--- start of DATASET CONTENT ---
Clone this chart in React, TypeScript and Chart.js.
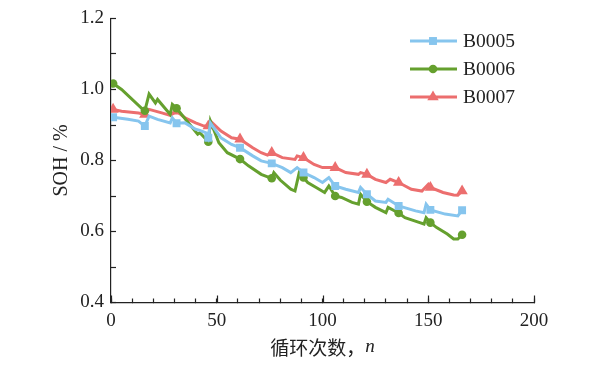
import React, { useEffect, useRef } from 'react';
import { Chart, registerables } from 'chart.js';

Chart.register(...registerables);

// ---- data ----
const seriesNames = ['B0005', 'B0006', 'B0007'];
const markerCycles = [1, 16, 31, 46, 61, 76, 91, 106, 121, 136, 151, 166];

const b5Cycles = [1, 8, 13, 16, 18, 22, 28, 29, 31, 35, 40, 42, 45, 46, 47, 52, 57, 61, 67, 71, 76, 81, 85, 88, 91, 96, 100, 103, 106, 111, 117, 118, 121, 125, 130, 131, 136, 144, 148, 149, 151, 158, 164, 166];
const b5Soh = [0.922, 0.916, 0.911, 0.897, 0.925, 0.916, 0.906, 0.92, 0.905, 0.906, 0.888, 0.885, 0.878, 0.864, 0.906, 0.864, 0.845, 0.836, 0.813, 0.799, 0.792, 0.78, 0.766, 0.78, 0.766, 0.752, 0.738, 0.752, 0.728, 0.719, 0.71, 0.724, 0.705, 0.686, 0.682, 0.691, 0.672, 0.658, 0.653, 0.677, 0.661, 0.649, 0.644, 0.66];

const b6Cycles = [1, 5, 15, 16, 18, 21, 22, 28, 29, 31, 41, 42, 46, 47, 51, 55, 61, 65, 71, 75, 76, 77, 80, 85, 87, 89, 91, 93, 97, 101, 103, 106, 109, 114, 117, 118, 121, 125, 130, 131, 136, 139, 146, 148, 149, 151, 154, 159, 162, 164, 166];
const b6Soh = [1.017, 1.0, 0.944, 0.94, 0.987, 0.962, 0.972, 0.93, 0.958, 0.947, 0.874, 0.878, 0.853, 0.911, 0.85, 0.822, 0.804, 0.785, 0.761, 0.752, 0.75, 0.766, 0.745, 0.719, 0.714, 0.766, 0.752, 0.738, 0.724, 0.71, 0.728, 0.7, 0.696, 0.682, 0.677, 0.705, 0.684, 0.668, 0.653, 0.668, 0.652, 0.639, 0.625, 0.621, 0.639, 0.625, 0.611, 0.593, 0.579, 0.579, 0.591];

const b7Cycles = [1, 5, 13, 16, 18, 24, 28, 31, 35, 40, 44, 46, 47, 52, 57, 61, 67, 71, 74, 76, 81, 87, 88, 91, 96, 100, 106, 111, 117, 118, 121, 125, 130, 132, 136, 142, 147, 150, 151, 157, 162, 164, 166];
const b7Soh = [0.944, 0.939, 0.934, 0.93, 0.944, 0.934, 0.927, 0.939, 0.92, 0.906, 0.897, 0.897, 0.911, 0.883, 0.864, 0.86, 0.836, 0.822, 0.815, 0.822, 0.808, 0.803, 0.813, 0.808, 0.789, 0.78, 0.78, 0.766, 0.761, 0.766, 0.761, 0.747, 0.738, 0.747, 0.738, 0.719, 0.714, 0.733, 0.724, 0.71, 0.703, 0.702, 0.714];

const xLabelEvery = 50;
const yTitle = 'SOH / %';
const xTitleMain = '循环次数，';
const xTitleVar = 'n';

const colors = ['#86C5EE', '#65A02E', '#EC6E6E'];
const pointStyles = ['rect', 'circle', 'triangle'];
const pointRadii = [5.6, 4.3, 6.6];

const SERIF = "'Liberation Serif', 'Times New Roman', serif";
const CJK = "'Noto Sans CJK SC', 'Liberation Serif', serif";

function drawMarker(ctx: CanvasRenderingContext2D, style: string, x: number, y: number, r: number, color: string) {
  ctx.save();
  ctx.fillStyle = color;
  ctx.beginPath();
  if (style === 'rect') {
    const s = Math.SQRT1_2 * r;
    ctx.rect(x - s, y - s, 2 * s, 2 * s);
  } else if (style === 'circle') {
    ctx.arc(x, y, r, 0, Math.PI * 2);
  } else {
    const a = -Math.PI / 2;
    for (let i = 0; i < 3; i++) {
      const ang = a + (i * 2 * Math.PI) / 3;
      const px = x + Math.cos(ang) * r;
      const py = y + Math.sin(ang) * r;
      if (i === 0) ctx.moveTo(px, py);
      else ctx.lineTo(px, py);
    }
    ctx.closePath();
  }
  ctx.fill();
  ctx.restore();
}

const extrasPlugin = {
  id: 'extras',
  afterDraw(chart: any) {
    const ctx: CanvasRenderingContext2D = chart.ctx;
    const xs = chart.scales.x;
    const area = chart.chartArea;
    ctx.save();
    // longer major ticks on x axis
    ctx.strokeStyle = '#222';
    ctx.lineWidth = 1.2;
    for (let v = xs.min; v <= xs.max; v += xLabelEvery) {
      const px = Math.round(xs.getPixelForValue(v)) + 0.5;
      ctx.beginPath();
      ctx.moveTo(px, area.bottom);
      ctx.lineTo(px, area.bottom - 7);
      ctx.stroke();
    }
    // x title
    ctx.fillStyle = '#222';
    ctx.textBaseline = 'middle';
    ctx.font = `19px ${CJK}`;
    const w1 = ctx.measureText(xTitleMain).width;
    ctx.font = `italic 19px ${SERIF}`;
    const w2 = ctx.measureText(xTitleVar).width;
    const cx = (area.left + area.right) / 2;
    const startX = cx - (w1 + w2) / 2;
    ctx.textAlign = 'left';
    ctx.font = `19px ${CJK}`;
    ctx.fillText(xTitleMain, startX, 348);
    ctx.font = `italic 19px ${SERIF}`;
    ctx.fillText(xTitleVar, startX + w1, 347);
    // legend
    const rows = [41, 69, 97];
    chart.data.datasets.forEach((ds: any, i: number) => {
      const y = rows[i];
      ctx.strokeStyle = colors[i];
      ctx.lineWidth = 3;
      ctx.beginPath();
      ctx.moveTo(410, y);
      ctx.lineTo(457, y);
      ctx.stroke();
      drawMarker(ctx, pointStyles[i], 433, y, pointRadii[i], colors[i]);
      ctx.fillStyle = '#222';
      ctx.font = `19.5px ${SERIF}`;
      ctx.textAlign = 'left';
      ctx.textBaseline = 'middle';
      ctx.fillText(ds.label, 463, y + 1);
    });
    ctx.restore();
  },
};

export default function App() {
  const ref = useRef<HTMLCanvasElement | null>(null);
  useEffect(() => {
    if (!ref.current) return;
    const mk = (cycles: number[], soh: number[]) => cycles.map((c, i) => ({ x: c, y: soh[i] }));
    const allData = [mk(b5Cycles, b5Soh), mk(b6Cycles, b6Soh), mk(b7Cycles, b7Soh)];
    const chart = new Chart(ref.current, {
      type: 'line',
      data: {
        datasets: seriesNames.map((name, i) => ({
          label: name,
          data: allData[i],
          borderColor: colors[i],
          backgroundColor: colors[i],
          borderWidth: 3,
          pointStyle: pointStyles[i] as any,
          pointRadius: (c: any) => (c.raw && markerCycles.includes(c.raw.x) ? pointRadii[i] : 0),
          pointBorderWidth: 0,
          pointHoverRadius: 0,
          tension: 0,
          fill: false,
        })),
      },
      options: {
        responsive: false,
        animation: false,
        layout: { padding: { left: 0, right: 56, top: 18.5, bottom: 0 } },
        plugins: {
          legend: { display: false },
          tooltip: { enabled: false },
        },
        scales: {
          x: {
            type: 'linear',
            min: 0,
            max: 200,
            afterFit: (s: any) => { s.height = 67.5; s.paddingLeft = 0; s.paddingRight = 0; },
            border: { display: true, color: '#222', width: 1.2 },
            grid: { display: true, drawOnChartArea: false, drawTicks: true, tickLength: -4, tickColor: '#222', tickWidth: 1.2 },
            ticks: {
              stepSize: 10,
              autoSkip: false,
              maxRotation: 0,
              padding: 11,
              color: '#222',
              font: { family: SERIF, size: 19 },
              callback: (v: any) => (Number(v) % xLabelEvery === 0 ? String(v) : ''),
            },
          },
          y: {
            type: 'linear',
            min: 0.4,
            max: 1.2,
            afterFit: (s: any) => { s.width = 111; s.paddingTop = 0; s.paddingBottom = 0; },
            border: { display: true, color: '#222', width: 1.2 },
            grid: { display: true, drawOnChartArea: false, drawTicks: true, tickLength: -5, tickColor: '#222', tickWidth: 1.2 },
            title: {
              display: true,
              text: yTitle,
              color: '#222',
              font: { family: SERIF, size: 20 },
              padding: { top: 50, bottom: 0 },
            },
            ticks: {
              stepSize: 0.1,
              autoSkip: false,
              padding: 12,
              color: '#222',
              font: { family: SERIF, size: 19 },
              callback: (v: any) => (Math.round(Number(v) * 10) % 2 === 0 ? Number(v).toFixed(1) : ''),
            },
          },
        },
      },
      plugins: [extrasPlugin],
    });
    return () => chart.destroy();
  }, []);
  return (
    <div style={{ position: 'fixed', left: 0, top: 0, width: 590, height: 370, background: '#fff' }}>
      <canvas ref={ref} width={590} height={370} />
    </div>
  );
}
--- end of DATASET CONTENT ---
REQUIREMENTS – Report the number of lines that include the string "React"; return nothing but the count.

FINAL RESULT – 2